The Week in Washington: The Sound of Broomsticks Breaking

“Nightmares at the White House will be unending.”

“I feel very badly for Paul Manafort and his wonderful family. ‘Justice’ took a 12-year-old tax case, among other things, applied tremendous pressure on him and, unlike Michael Cohen, he refused to ‘break’—make up stories in order to get a ‘deal.’ Such respect for a brave man!” President Trump tweeted in August, a lifetime ago.

On Friday, Trump’s paragon of bravery flipped. Already convicted of financial fraud charges and facing a slew of additional indictments, the president’s former campaign manager agreed to tell the Mueller inquiry all he knows about Russian meddling in the 2016 election—and he won’t have to make up any stories. Not only did he have a long-standing, lucrative association with Russian oligarchs (where do you think he got the money for that $15,000 ostrich-leather bomber jacket?) but he was also present at that notorious Trump Tower meeting, during which he and his Trump-campaign compatriots were promised dirt on Hillary Clinton.

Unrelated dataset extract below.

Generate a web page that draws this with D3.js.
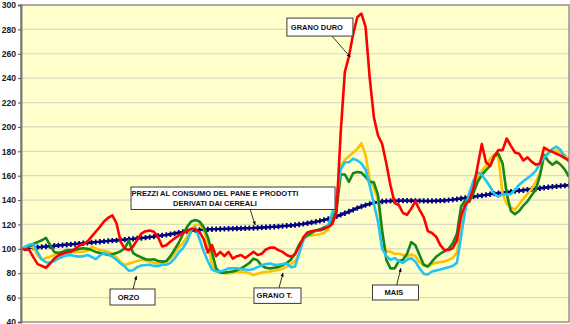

Manafort’s collapse is major, so colossal, that a The New York Times op-ed described it thusly: “The capitulation came in spectacular fashion: According to prosecutors, Mr. Manafort has already participated in a so-called proffer session, in which he described information that investigators deemed valuable. . . . His surrender is complete. We will soon see what it means for the president.” Purported Watergate cover-up mastermind John Dean, President Richard Nixon’s erstwhile White House counsel and the original White House flipper, put it this way, tweeting on Friday: “Manafort has flipped! Boom (the sound of broomsticks breaking the sound barrier crashing to earth—no witches). The entire Trump family now in jeopardy. No pardon for Paul from Trump. No nice things to say about Manafort by Rudy. Nightmares at the White House will be unending.”

With Manafort leaping off the sinking ship, the ranks of flipsters is swelling—count them! Former national security adviser Michael Flynn; Rick Gates, Trump’s former deputy campaign manager and Manafort’s protégé; George Papadopoulos, rewarded for his cooperation with a sentence last week of a mere 14 days; and even Trump Organization CFO Allen Weisselberg, granted limited immunity by federal prosecutors in New York in exchange for testifying about hush money paid to women who claimed they’d had affairs with Trump. And guess who is reportedly in talks with Mueller’s people, at this very minute? Why it’s Michael Cohen, the president’s former right-hand man and attorney, the guy once so loyal he said he would take a bullet for Trump.

So where does this leave our Captain Queeg commander in chief, surrounded by assassins, with the mole who ratted to The New York Times in that anonymous op-ed still on the loose? Why it leaves him disputing the death toll of Hurricane Maria in Puerto Rico! As Florence was making its way to the Carolinas on Thursday, he tweeted: “3,000 people did not die in the two hurricanes that hit Puerto Rico. When I left the island, after the storm had hit, they had anywhere from six to 18 deaths. As time went by, it did not go up by much. Then, a long time later, they started to report really large numbers, like 3,000. . . . This was done by the Democrats in order to make me look as bad as possible when I was successfully raising billions of dollars to help rebuild Puerto Rico. If a person died for any reason, like old age, just add them onto the list. Bad politics. I love Puerto Rico!”

This mathematical malarkey was a bridge too far, even for the usually phlegmatic speaker of the House Paul Ryan, who, when asked for comment, sighed and said, “. . . I have no reason to dispute those numbers. Those are just the facts of what happens when a horrible hurricane hits an isolated place like an island.” Ryan’s counterpart in the Senate, Majority Leader Mitch McConnell had another horrible hurricane on his mind. On Tuesday, he said that come the November midterms, the wind is going is going to be in the Republican party’s face, and “we don’t know if it’s going to be Category 3, 4, or 5.” He listed nine states, including formerly reliably red Tennessee and Indiana, as places where Senate races are “dead even . . . Every one of them like a knife fight in an alley, just a brawl in every one of those places,” and added that he could only hope “. . . when the smoke clears, we’ll still have a majority in the Senate.”

If there is any justice, when the smoke clears, Mitch, we will witness not a knife fight in an alley but a fierce platoon of progressives descending on Washington, D.C., determined to save Obamacare, further the rights of women and the LGBTQ community, welcome asylum seekers, understand that black lives matter, fight global warming, demand gun control, safeguard Roe v. Wade, and, of course, marshal their forces to throw the bum out.